Davis’ film also reconducts a doll test. Initially conducted in the 1940’s to determine to effects of segregation on African-American children, a black doll and a white doll were placed in front of a child. They were asked to choose which one is better. After nearly 60 years, the results were the same.

Fifteen out of the 20 black children in the film reached for the white doll as the “better” or “pretty” doll. The film, which is spreading quickly across the Internet, has rekindled interest in the debate.

Right click here to link to CNN video clip with Kiri Davis.

“I was surprised because nothing’s changed in 50 years. But then again, why would it have changed? We have racism in our own race,” said Kimberly Nimox, a single African-American mother of two. “Sometimes I feel that if you grew up in an all-black community and there was no white people…we would still feel the same way with a white-skinned doll and a dark-skinned doll.”

Even at the age of 11, Nimox’s daughter feels that her naturally curly hair is not good enough. She wants it straight, but her mom is not in agreement with any of those thoughts.

“I won’t put anything in her hair at this time because I want her to be comfortable with her own hair texture and within her own skin,” Nimox said.

While the issue might seem to center around superficial attributes such as hair texture and skin color, the scope of the damage on the minds of African-American girls is far-reaching.

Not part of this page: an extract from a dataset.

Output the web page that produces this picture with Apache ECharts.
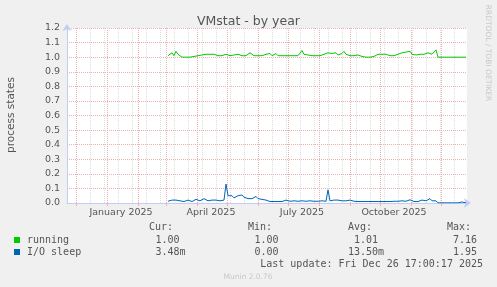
<!DOCTYPE html>
<html><head><meta charset="utf-8">
<script src="https://cdn.jsdelivr.net/npm/echarts@6/dist/echarts.min.js"></script>
<style>html,body{margin:0;padding:0;background:#f0f0f0}#c{width:497px;height:287px}</style>
</head><body><div id="c"></div>
<script>
const titleText = 'VMstat - by year';
const yAxisName = 'process states';
const seriesNames = ['running', 'I/O sleep'];
const seriesColors = ['#00cc00', '#0066b3'];
const axisStart = '2024-11-22';
const axisEnd = '2025-12-27';
const firstDay = '2025-03-03';
const stepDays = 2;
const running = [
 1.01,1.02,1.03,1.01,1.04,1.02,1.01,1.00,
 1.00,1.00,1.00,1.00,1.00,1.005,1.00,1.01,
 1.02,1.015,1.01,1.02,1.01,1.02,1.01,1.02,1.015,1.01,1.02,1.01,1.01,1.02,1.01,1.01,1.02,
 1.015,1.01,1.02,1.02,1.01,1.015,1.01,1.02,1.03,1.02,1.01,1.02,1.01,1.005,1.01,1.005,1.02,1.015,1.025,1.01,1.02,1.025,1.01,1.015,1.01,1.02,1.01,1.015,1.01,1.02,1.01,1.015,1.01,1.02,
 1.045,1.02,1.01,1.015,1.01,1.01,1.02,1.01,1.015,1.01,1.01,1.02,1.01,
 1.03,1.02,1.025,1.02,1.03,1.015,1.02,1.025,1.04,1.02,1.025,
 1.01,1.015,1.01,1.01,1.015,1.01,1.005,1.0,1.0,1.005,1.0,1.0,1.005,1.01,
 1.02,1.015,1.02,1.01,1.02,1.015,1.01,1.02,1.01,1.015,1.02,1.01,
 1.03,1.02,1.035,1.03,1.04,1.02,1.01,1.015,1.01,1.02,1.01,1.02,1.015,1.03,1.035,1.02,1.03,1.05,
 1.0,1.0,1.0,1.0,1.0,1.0,1.0,1.004,1.0,1.0,1.0,1.004,1.0,1.0,1.0
];
const ioSleep = [
 0.012,0.01,0.02,0.03,0.02,0.025,0.015,0.02,0.01,0.015,0.02,0.015,0.01,0.02,0.025,0.02,0.015,0.02,0.03,0.02,0.015,0.025,0.02,0.015,0.02,0.03,0.015,0.01,0.02,
 0.13,0.05,0.04,0.05,0.035,0.045,0.05,0.04,0.055,0.04,0.045,0.03,0.04,0.03,0.035,0.045,0.03,0.02,0.025,0.015,0.02,0.015,
 0.01,0.015,0.01,0.012,0.01,0.015,0.01,0.012,0.02,0.01,0.012,0.01,0.015,0.01,0.012,0.01,0.015,0.01,0.012,0.01,0.015,0.01,0.012,0.01,0.012,0.01,0.015,0.01,0.012,
 0.09,0.015,0.01,0.02,0.012,0.02,0.03,0.015,0.02,0.015,0.025,0.02,0.01,
 0.012,0.02,0.01,0.012,0.01,0.012,0.01,0.012,0.01,0.012,0.01,0.018,0.01,0.012,0.01,0.012,0.01,0.012,0.01,0.01,0.012,0.01,0.012,0.01,0.015,0.01,0.012,0.015,0.022,0.012,0.01,0.012,0.01,0.012,0.02,0.01,0.015,0.012,0.03,0.015,0.025,
 0.015,
 0.001,0.001,0.001,0.001,0.001,0.001,0.001,0.006,0.001,0.001,0.001,0.001,0.007,0.001,0.001
];
const monthLabels = [['2025-01-15','January 2025'],['2025-04-15','April 2025'],['2025-07-15','July 2025'],['2025-10-15','October 2025']];
const monthStarts = ['2024-12-01','2025-01-01','2025-02-01','2025-03-01','2025-04-01','2025-05-01','2025-06-01','2025-07-01','2025-08-01','2025-09-01','2025-10-01','2025-11-01','2025-12-01'];
const minorStart = '2024-12-01';
const minorStepDays = 14;
const statHeaders = ['Cur:', 'Min:', 'Avg:', 'Max:'];
const runningStats = ['1.00', '1.00', '1.01', '7.16'];
const ioSleepStats = ['3.48m', '0.00', '13.50m', '1.95'];
const lastUpdate = 'Last update: Fri Dec 26 17:00:17 2025';
const creditText = 'RRDTOOL / TOBI OETIKER';
const muninText = 'Munin 2.0.76';

const DAY = 86400000;
const t0 = Date.parse(firstDay);
const toPairs = arr => arr.map((v, i) => [t0 + i * stepDays * DAY, v]);
const xMin = Date.parse(axisStart), xMax = Date.parse(axisEnd);
const minorTimes = [];
for (let t = Date.parse(minorStart); t <= xMax; t += minorStepDays * DAY) minorTimes.push(t);
const majorTimes = monthStarts.map(d => Date.parse(d));
const labelMap = {};
monthLabels.forEach(([d, s]) => { labelMap[Date.parse(d)] = s; });

const GRID_RED = '#eeb0b0';
const GRID_GREY = '#dedede';
const AXIS_COL = '#c3ccf2';
const TXT = '#555';

const chart = echarts.init(document.getElementById('c'), null, {renderer: 'canvas'});
const legendY = [240, 252];
const statRight = [185.5, 284.5, 384, 483];
const headerX = [149, 248, 348, 447];
const MONO = '10px "DejaVu Sans Mono"';
const graphics = [];
statHeaders.forEach((h, k) => graphics.push({type: 'text', x: headerX[k], y: 227, style: {text: h, font: MONO, fill: TXT, verticalAlign: 'middle'}}));
[runningStats, ioSleepStats].forEach((row, r) => {
  graphics.push({type: 'rect', shape: {x: 14, y: legendY[r] - 3, width: 6, height: 6}, style: {fill: seriesColors[r]}});
  graphics.push({type: 'text', x: 27, y: legendY[r], style: {text: seriesNames[r], font: MONO, fill: TXT, verticalAlign: 'middle'}});
  row.forEach((v, k) => graphics.push({type: 'text', x: statRight[k], y: legendY[r], style: {text: /m$/.test(v) ? v : v + ' ', font: MONO, fill: TXT, align: 'right', verticalAlign: 'middle'}}));
});
graphics.push({type: 'text', x: 483, y: 264, style: {text: lastUpdate, font: MONO, fill: TXT, align: 'right', verticalAlign: 'middle'}});
graphics.push({type: 'text', x: 248, y: 277, style: {text: muninText, font: '7.5px "DejaVu Sans"', fill: '#c8c8c8', align: 'center', verticalAlign: 'middle'}});
graphics.push({type: 'text', x: 488, y: 53, rotation: -Math.PI / 2, style: {text: creditText, font: '7.5px "DejaVu Sans"', fill: '#c8c8c8', align: 'center', verticalAlign: 'middle'}});
graphics.push({type: 'text', x: 11.5, y: 115, rotation: Math.PI / 2, style: {text: yAxisName, font: '10.5px "DejaVu Sans"', fill: TXT, align: 'center', verticalAlign: 'middle'}});

chart.setOption({
  animation: false,
  backgroundColor: '#f0f0f0',
  title: {text: titleText, left: 'center', top: 10, textStyle: {fontFamily: 'DejaVu Sans', fontSize: 12.5, fontWeight: 'normal', color: TXT}},
  grid: {left: 67, right: 30, top: 28, bottom: 84, show: true, backgroundColor: '#fff', borderWidth: 0},
  xAxis: [
    {
      type: 'value', min: xMin, max: xMax, position: 'bottom',
      axisLine: {show: false}, axisLabel: {show: false},
      axisTick: {show: false, customValues: minorTimes},
      splitLine: {show: true, lineStyle: {color: GRID_GREY, type: [1, 1], width: 1}}
    },
    {
      type: 'value', min: xMin, max: xMax, position: 'bottom',
      splitLine: {show: true, lineStyle: {color: GRID_RED, type: [1, 1], width: 1}},
      axisLine: {show: true, onZero: false, lineStyle: {color: AXIS_COL, width: 1}, symbol: ['none', 'arrow'], symbolSize: [7, 7], symbolOffset: [0, 4]},
      axisTick: {show: true, customValues: majorTimes, length: 3, lineStyle: {color: GRID_RED}},
      axisLabel: {show: true, customValues: monthLabels.map(m => Date.parse(m[0])), formatter: v => labelMap[v] || '', fontFamily: 'DejaVu Sans', fontSize: 9.5, color: TXT, margin: 5, hideOverlap: false}
    }
  ],
  yAxis: {
    type: 'value', min: 0, max: 1.2, interval: 0.1,
    axisLine: {show: true, lineStyle: {color: AXIS_COL, width: 1}, symbol: ['none', 'arrow'], symbolSize: [7, 7], symbolOffset: [0, 4]},
    axisTick: {show: false},
    axisLabel: {formatter: v => v.toFixed(1), fontFamily: 'DejaVu Sans', fontSize: 9.5, color: TXT, margin: 7},
    splitLine: {show: true, lineStyle: {color: GRID_RED, type: [1, 1], width: 1}}
  },
  series: [
    {name: seriesNames[0], type: 'line', xAxisIndex: 1, data: toPairs(running), showSymbol: false, lineStyle: {color: seriesColors[0], width: 1}, itemStyle: {color: seriesColors[0]}, z: 5},
    {name: seriesNames[1], type: 'line', xAxisIndex: 1, data: toPairs(ioSleep), showSymbol: false, lineStyle: {color: seriesColors[1], width: 1}, itemStyle: {color: seriesColors[1]}, z: 5}
  ],
  graphic: graphics
});
</script></body></html>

“When I was little my mom bought me a black baby doll for Christmas. I hated her because she was black," Royster recalled. " I used to put her in a carriage and shove her in a kitchen door. One final day I pushed her carriage down the hill outside our house. I wanted her gone."

Twenty-seven year old Kia Matthews has decided to confront the standard head on. She’s taken a razor to her head and shaved off all her curls.

"My own mother didn’t acknowledge that I was attractive until I was forced to perm [straighten] my hair at the age of nine,” Matthews said.

The cycle has been set in motion, and the “standard” continues to pass from one generation of African-American women to the next like an unwanted heirloom . Hurting black girls mature into hurting black women.

“Unless you are self-conscious of the cycle you are creating for your children over and over again, it will take generations to come to break the cycle," Nimox said. "Here it’s been 50 years and the cycle hasn’t been broken yet. We still have little girls who say, ‘white is better, black is ugly.’”

In order to start changing the perceptions held by African-American girls, Matthews wants to gvie them some advice.

"I would show them that there are many different versions of physical beauty and no one is better than the other," Matthews said.